### Task instructions
Can you set down, exactly as they appear below, the lines from the opening of the material through the one bearing "quality_colors = ['#8c8c8c', '#00b050']", minus the pictures?

### Material provided
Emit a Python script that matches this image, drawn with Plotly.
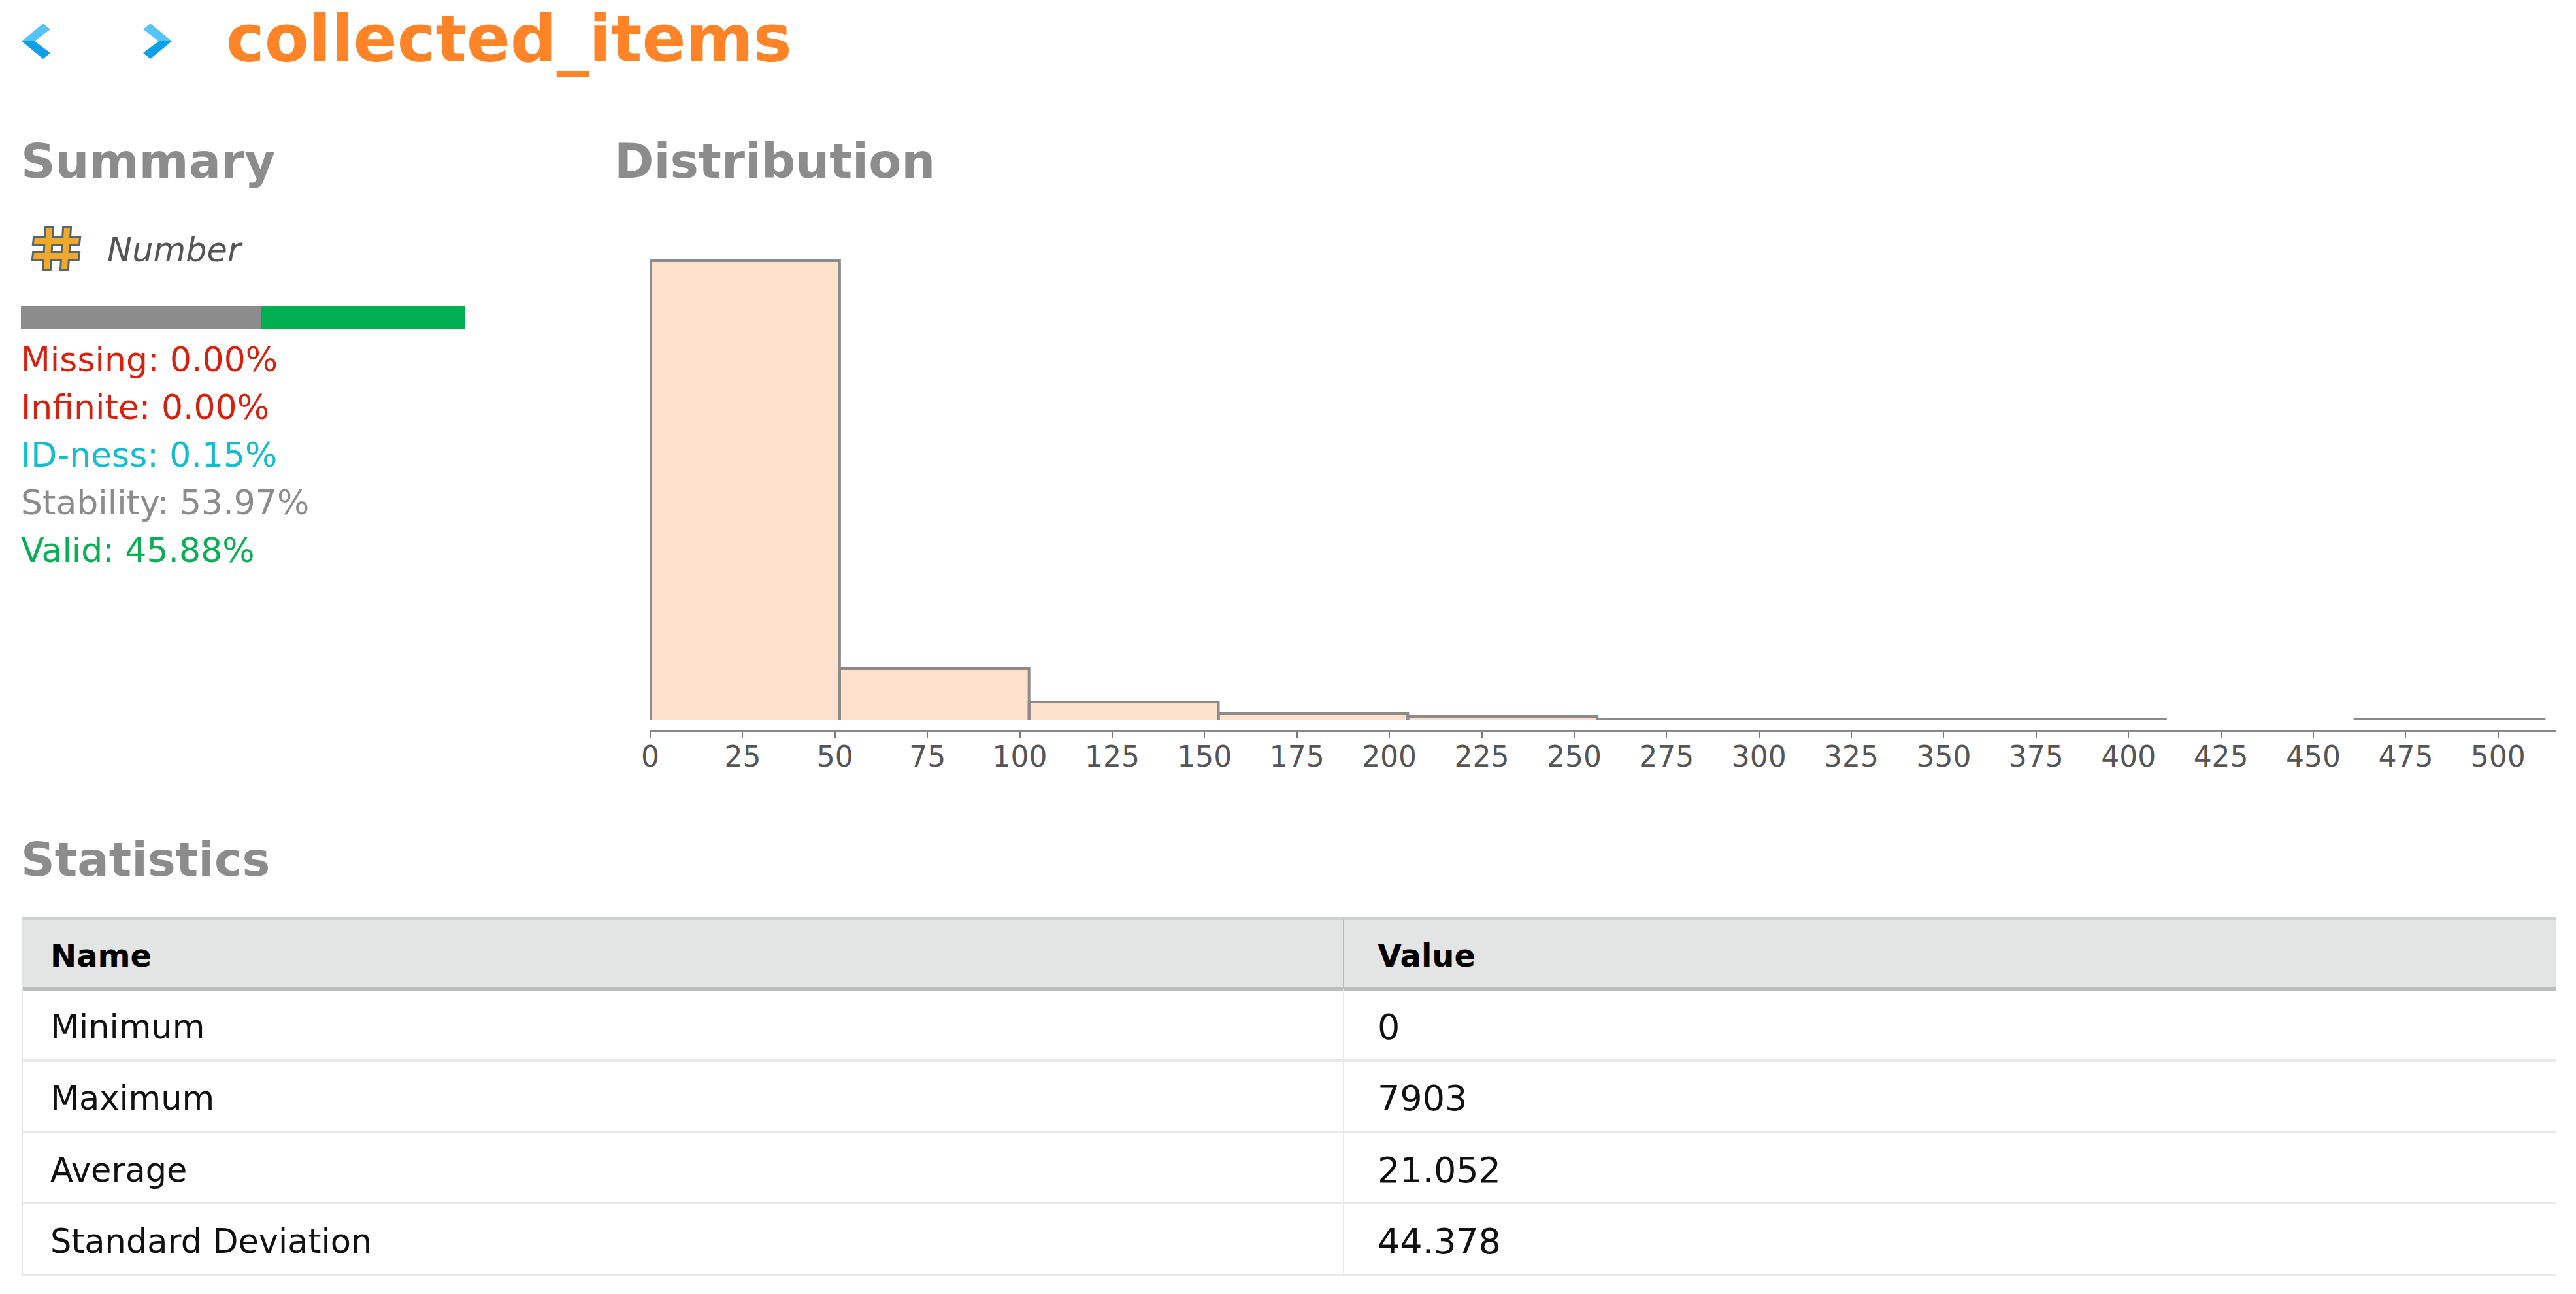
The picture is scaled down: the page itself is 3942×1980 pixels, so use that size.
import plotly.graph_objects as go

W = 3942
H = 1980

# histogram (no y axis in the original, heights in picture units)
bin_edges = [0, 51.25, 102.5, 153.75, 205, 256.25, 307.5, 358.75, 410, 461.25, 512.5]
bin_counts = [703, 79, 28, 10, 6, 2, 2, 2, 0, 2]
tick_vals = [0, 25, 50, 75, 100, 125, 150, 175, 200, 225, 250, 275, 300, 325, 350, 375, 400, 425, 450, 475, 500]

# quality bar
quality_parts = [54.12, 45.88]
quality_colors = ['#8c8c8c', '#00b050']

summary_lines = ['Missing: 0.00%', 'Infinite: 0.00%', 'ID-ness: 0.15%', 'Stability: 53.97%', 'Valid: 45.88%']
summary_colors = ['#d8200f', '#d8200f', '#14bcd0', '#8c8c8c', '#0aae55']
summary_y = [550, 623, 696, 769, 842]

table_names = ['Minimum', 'Maximum', 'Average', 'Standard Deviation']
table_values = ['0', '7903', '21.052', '44.378']
row_text_y = [1571, 1680, 1790, 1899]
row_lines_y = [1623, 1732, 1841, 1951]

FONT = 'DejaVu Sans'


def px(x):
    return x / W


def py(y):
    return 1 - y / H


def texto(x, y, s, size, color, bold=False, italic=False):
    return dict(x=px(x), y=py(y), xref='paper', yref='paper', text=s, showarrow=False,
                xanchor='left', yanchor='middle',
                font=dict(family=FONT, size=size, color=color,
                          weight='bold' if bold else 'normal',
                          style='italic' if italic else 'normal'))


def caminho(pontos, fill, line=None, lw=0):
    d = 'M ' + ' L '.join(f'{px(a):.5f},{py(b):.5f}' for a, b in pontos) + ' Z'
    return dict(type='path', path=d, xref='paper', yref='paper', fillcolor=fill,
                line=dict(color=line or fill, width=lw), layer='above')


def retangulo(x0, y0, x1, y1, fill, line=None, lw=0):
    return dict(type='rect', xref='paper', yref='paper', x0=px(x0), x1=px(x1), y0=py(y0), y1=py(y1),
                fillcolor=fill, line=dict(color=line or fill, width=lw), layer='below')


fig = go.Figure()

# peach fill of the bars, no line (the original has no bottom edge)
fig.add_trace(go.Bar(x=bin_edges[:-1], y=bin_counts,
                     width=[b - a for a, b in zip(bin_edges[:-1], bin_edges[1:])],
                     offset=0, marker=dict(color='#fde1cd', line=dict(width=0)),
                     xaxis='x', yaxis='y', showlegend=False))

# outline: left, top and right side of every non empty bin
out_x = []
out_y = []
for a, b, c in zip(bin_edges[:-1], bin_edges[1:], bin_counts):
    if c > 0:
        out_x += [a, a, b, b, None]
        out_y += [0, c, c, 0, None]
fig.add_trace(go.Scatter(x=out_x, y=out_y, mode='lines', line=dict(color='#8b8b8b', width=4),
                         xaxis='x', yaxis='y', showlegend=False))

# stacked quality bar
for parte, cor in zip(quality_parts, quality_colors):
    fig.add_trace(go.Bar(x=[parte], y=[0], orientation='h', width=1, marker=dict(color=cor, line=dict(width=0)),
                         xaxis='x2', yaxis='y2', showlegend=False))

shapes = []
# table
shapes.append(retangulo(33, 1406, 3912, 1514, '#e3e4e4'))
shapes.append(retangulo(33, 1403, 3912, 1407, '#cfd0d0'))
shapes.append(retangulo(33, 1511, 3912, 1516, '#bcbdbd'))
for y in row_lines_y:
    shapes.append(retangulo(33, y - 2, 3912, y + 2, '#e8e9e9'))
shapes.append(retangulo(33, 1406, 35, 1951, '#e3e4e4'))
shapes.append(retangulo(2055, 1406, 2057, 1514, '#b8b9b9'))
shapes.append(retangulo(2055, 1514, 2057, 1951, '#e8e9e9'))

# < and > arrows
for x0, s in [(33, 1), (263, -1)]:
    shapes.append(caminho([(x0, 63), (x0 + s * 33, 36), (x0 + s * 44, 45), (x0 + s * 20, 63)], '#56c3f9'))
    shapes.append(caminho([(x0, 63), (x0 + s * 20, 63), (x0 + s * 44, 81), (x0 + s * 33, 90)], '#0d9fe8'))

# # icon
traços = [[(71, 349), (80, 349), (76, 411), (67, 411)], [(98, 349), (107, 349), (103, 411), (94, 411)],
          [(53, 364), (121, 364), (120, 373), (52, 373)], [(52, 387), (120, 387), (119, 396), (51, 396)]]
for p in traços:
    shapes.append(caminho(p, '#566670', '#566670', 6))
for p in traços:
    shapes.append(caminho(p, '#f0a92a'))

annotations = [
    texto(344, 60, 'collected_items', 99, '#ff8427', bold=True),
    texto(30, 246, 'Summary', 73, '#8c8c8c', bold=True),
    texto(938, 246, 'Distribution', 73, '#8c8c8c', bold=True),
    texto(30, 1315, 'Statistics', 72, '#8c8c8c', bold=True),
    texto(162, 382, 'Number', 51, '#555555', italic=True),
    texto(75, 1462, 'Name', 48, '#000000', bold=True),
    texto(2106, 1462, 'Value', 48, '#000000', bold=True),
]
for s, c, y in zip(summary_lines, summary_colors, summary_y):
    annotations.append(texto(30, y, s, 52, c))
for s, v, y in zip(table_names, table_values, row_text_y):
    annotations.append(texto(75, y, s, 51, '#111111'))
    annotations.append(texto(2106, y, v, 54, '#111111'))

fig.update_layout(
    width=W, height=H, autosize=False,
    margin=dict(l=0, r=0, t=0, b=0, autoexpand=False),
    paper_bgcolor='white', plot_bgcolor='white',
    barmode='stack', bargap=0,
    shapes=shapes, annotations=annotations,
    xaxis=dict(domain=[px(995), px(3911)], range=[0, 515.6], anchor='free', position=py(1118),
               tickmode='array', tickvals=tick_vals, ticks='outside', ticklen=10, tickwidth=2,
               tickcolor='#777777', showline=True, linecolor='#888888', linewidth=3,
               showgrid=False, zeroline=False, ticklabelstandoff=-10,
               tickfont=dict(family=FONT, size=44, color='#555555')),
    yaxis=dict(domain=[py(1102), py(380)], range=[0, 722], visible=False),
    xaxis2=dict(domain=[px(32), px(712)], range=[0, 100], visible=False, anchor='y2'),
    yaxis2=dict(domain=[py(504), py(468)], range=[-0.5, 0.5], visible=False, anchor='x2'),
)

fig.write_html('out.html', config=dict(displayModeBar=False),
               post_script="document.body.style.margin='0';")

### Exercise solution
Emit a Python script that matches this image, drawn with Plotly.
The picture is scaled down: the page itself is 3942×1980 pixels, so use that size.
import plotly.graph_objects as go

W = 3942
H = 1980

# histogram (no y axis in the original, heights in picture units)
bin_edges = [0, 51.25, 102.5, 153.75, 205, 256.25, 307.5, 358.75, 410, 461.25, 512.5]
bin_counts = [703, 79, 28, 10, 6, 2, 2, 2, 0, 2]
tick_vals = [0, 25, 50, 75, 100, 125, 150, 175, 200, 225, 250, 275, 300, 325, 350, 375, 400, 425, 450, 475, 500]

# quality bar
quality_parts = [54.12, 45.88]
quality_colors = ['#8c8c8c', '#00b050']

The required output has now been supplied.